石野氏 グローバルでも当然、コンパクトなものは出ています。ZenFoneも、4、5、6とあり、Huaweiも4型台の端末がたくさんあります。ミッドレンジ以下のものが多いですが、ここまでスマートフォン全体のスペックが上がっていると、ZenFone 5が普通に使えるように、ほかも問題はないかなと思えます。全体が底上げされて、今後はバリエーションが充実してくるのかな。
石川氏 そういえば、iPhoneが来年また4型モデルを出すのでは、という噂もありますね。
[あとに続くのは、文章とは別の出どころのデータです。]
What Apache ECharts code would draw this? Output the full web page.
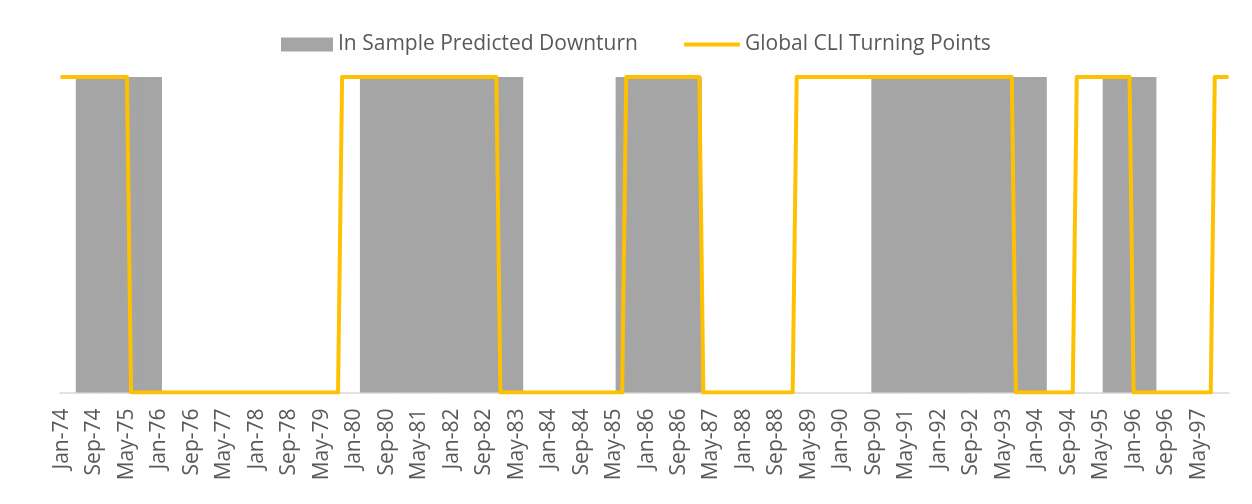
<!DOCTYPE html>
<html>
<head>
<meta charset="utf-8">
<script src="https://cdn.jsdelivr.net/npm/echarts@6/dist/echarts.min.js"></script>
<style>
html,body{margin:0;padding:0;background:#fff;}
#chart{width:1252px;height:504px;}
</style>
</head>
<body>
<div id="chart"></div>
<script>
// Month names and years for the category axis (Jan-74 .. Dec-97)
const monthNames = ['Jan','Feb','Mar','Apr','May','Jun','Jul','Aug','Sep','Oct','Nov','Dec'];
const years = ['74','75','76','77','78','79','80','81','82','83','84','85','86','87','88','89','90','91','92','93','94','95','96','97'];

// In Sample Predicted Downturn (1 = downturn predicted), one row per year, Jan..Dec
const downturnByYear = [
  [0,0,0,0,1,1,1,1,1,1,1,1], // 74
  [1,1,1,1,1,1,1,1,1,1,1,1], // 75
  [1,0,0,0,0,0,0,0,0,0,0,0], // 76
  [0,0,0,0,0,0,0,0,0,0,0,0], // 77
  [0,0,0,0,0,0,0,0,0,0,0,0], // 78
  [0,0,0,0,0,0,0,0,0,0,0,0], // 79
  [0,0,1,1,1,1,1,1,1,1,1,1], // 80
  [1,1,1,1,1,1,1,1,1,1,1,1], // 81
  [1,1,1,1,1,1,1,1,1,1,1,1], // 82
  [1,1,1,1,1,1,0,0,0,0,0,0], // 83
  [0,0,0,0,0,0,0,0,0,0,0,0], // 84
  [0,0,0,0,0,1,1,1,1,1,1,1], // 85
  [1,1,1,1,1,1,1,1,1,1,1,1], // 86
  [1,1,0,0,0,0,0,0,0,0,0,0], // 87
  [0,0,0,0,0,0,0,0,0,0,0,0], // 88
  [0,0,0,0,0,0,0,0,0,0,0,0], // 89
  [0,0,0,0,0,0,0,0,1,1,1,1], // 90
  [1,1,1,1,1,1,1,1,1,1,1,1], // 91
  [1,1,1,1,1,1,1,1,1,1,1,1], // 92
  [1,1,1,1,1,1,1,1,1,1,1,1], // 93
  [1,1,1,0,0,0,0,0,0,0,0,0], // 94
  [0,0,0,0,0,1,1,1,1,1,1,1], // 95
  [1,1,1,1,1,1,0,0,0,0,0,0], // 96
  [0,0,0,0,0,0,0,0,0,0,0,0]  // 97
];

// Global CLI Turning Points (1 / 0), one row per year, Jan..Dec
const cliByYear = [
  [1,1,1,1,1,1,1,1,1,1,1,1], // 74
  [1,1,1,1,1,0,0,0,0,0,0,0], // 75
  [0,0,0,0,0,0,0,0,0,0,0,0], // 76
  [0,0,0,0,0,0,0,0,0,0,0,0], // 77
  [0,0,0,0,0,0,0,0,0,0,0,0], // 78
  [0,0,0,0,0,0,0,0,0,1,1,1], // 79
  [1,1,1,1,1,1,1,1,1,1,1,1], // 80
  [1,1,1,1,1,1,1,1,1,1,1,1], // 81
  [1,1,1,1,1,1,1,1,1,1,1,1], // 82
  [0,0,0,0,0,0,0,0,0,0,0,0], // 83
  [0,0,0,0,0,0,0,0,0,0,0,0], // 84
  [0,0,0,0,0,0,0,1,1,1,1,1], // 85
  [1,1,1,1,1,1,1,1,1,1,1,1], // 86
  [1,1,0,0,0,0,0,0,0,0,0,0], // 87
  [0,0,0,0,0,0,0,0,0,0,0,0], // 88
  [0,1,1,1,1,1,1,1,1,1,1,1], // 89
  [1,1,1,1,1,1,1,1,1,1,1,1], // 90
  [1,1,1,1,1,1,1,1,1,1,1,1], // 91
  [1,1,1,1,1,1,1,1,1,1,1,1], // 92
  [1,1,1,1,1,1,1,0,0,0,0,0], // 93
  [0,0,0,0,0,0,0,0,0,0,1,1], // 94
  [1,1,1,1,1,1,1,1,1,1,1,1], // 95
  [0,0,0,0,0,0,0,0,0,0,0,0], // 96
  [0,0,0,0,0,0,0,0,1,1,1,1]  // 97
];

const seriesNames = ['In Sample Predicted Downturn', 'Global CLI Turning Points'];

const categories = [];
years.forEach(y => monthNames.forEach(m => categories.push(m + '-' + y)));
// zero months are left empty for the bars so no zero-height slivers are drawn
const downturn = downturnByYear.flat().map(v => (v === 0 ? '-' : v));
const cli = cliByYear.flat();

const FONT = 'Open Sans';
const chart = echarts.init(document.getElementById('chart'), null, {renderer: 'canvas'});
chart.setOption({
  animation: false,
  backgroundColor: '#ffffff',
  textStyle: {fontFamily: FONT},
  grid: {left: 60, right: 23, top: 77, bottom: 111.5},
  legend: [
    {
      data: [{name: seriesNames[0], icon: 'rect'}],
      left: 276, top: 29,
      itemWidth: 52, itemHeight: 14,
      itemStyle: {color: '#a5a5a5', borderWidth: 0},
      textStyle: {fontFamily: FONT, fontSize: 21, color: '#595959'},
      selectedMode: false
    },
    {
      data: [{name: seriesNames[1], icon: 'roundRect'}],
      left: 679, top: 29,
      itemWidth: 56, itemHeight: 4,
      textStyle: {fontFamily: FONT, fontSize: 21, color: '#595959'},
      selectedMode: false
    }
  ],
  xAxis: {
    type: 'category',
    data: categories,
    boundaryGap: true,
    axisLine: {show: true, lineStyle: {color: '#d9d9d9', width: 1.5}},
    axisTick: {show: false},
    axisLabel: {
      interval: 7,
      rotate: 90,
      margin: 16,
      color: '#595959',
      fontFamily: FONT,
      fontSize: 21
    },
    splitLine: {show: false}
  },
  yAxis: {
    type: 'value',
    min: 0, max: 1,
    show: false,
    splitLine: {show: false}
  },
  series: [
    {
      name: seriesNames[0],
      type: 'bar',
      data: downturn,
      barWidth: 5,
      itemStyle: {color: '#a5a5a5', borderWidth: 0},
      z: 2
    },
    {
      name: seriesNames[1],
      type: 'line',
      data: cli,
      symbol: 'none',
      itemStyle: {color: '#ffc000'},
      lineStyle: {color: '#ffc000', width: 4, join: 'round', cap: 'round'},
      z: 3
    }
  ]
});
</script>
</body>
</html>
まあ、みんな悩みながら、いろんなサイズを出すのではないでしょうかね。
佐野氏 バリエーションが出てくると思いますね。
島氏 SIMロックフリー端末は大画面で安いものが欲しい。MEDIAS TABをスマホとして使っていた私から言わせてもらうと、7型でも問題ない。女性だからという話もありましたが、むしろバッグに入れて持ち歩く女性の方が大画面を運べますから。電話よりタブレットとして使っているようなものじゃないですか。
西田氏 GALAXY Noteが日本で出たときも、写真が見やすいということで、女性に受けましたね。2013年までのトレンドだと、コスト的に製造を集約する方向だったので、グローバルで1モデルという流れでした。スマホ業界は2014年も減速しているので、端末のバリエ―ションを減らす方向になってはいるんですが、バリエが1つ増えたから経営上厳しくなるとかそういうものではない。対応バンドによって同じモデルを10カ国分、作り分けるようなことをしない限りは、どうにかなるようにはなってきています。2015年はまだ難しいかもしれないけれど、2016年あたりになると、サイズバリエ―ションはメーカーとして許容しやすくなっていくんじゃないかと思います。
佐野氏 2015年は格安スマホのラインアップを増やすメーカーがかなり増えてくるので、そこで大きく変わってくるのかなという予想をしています。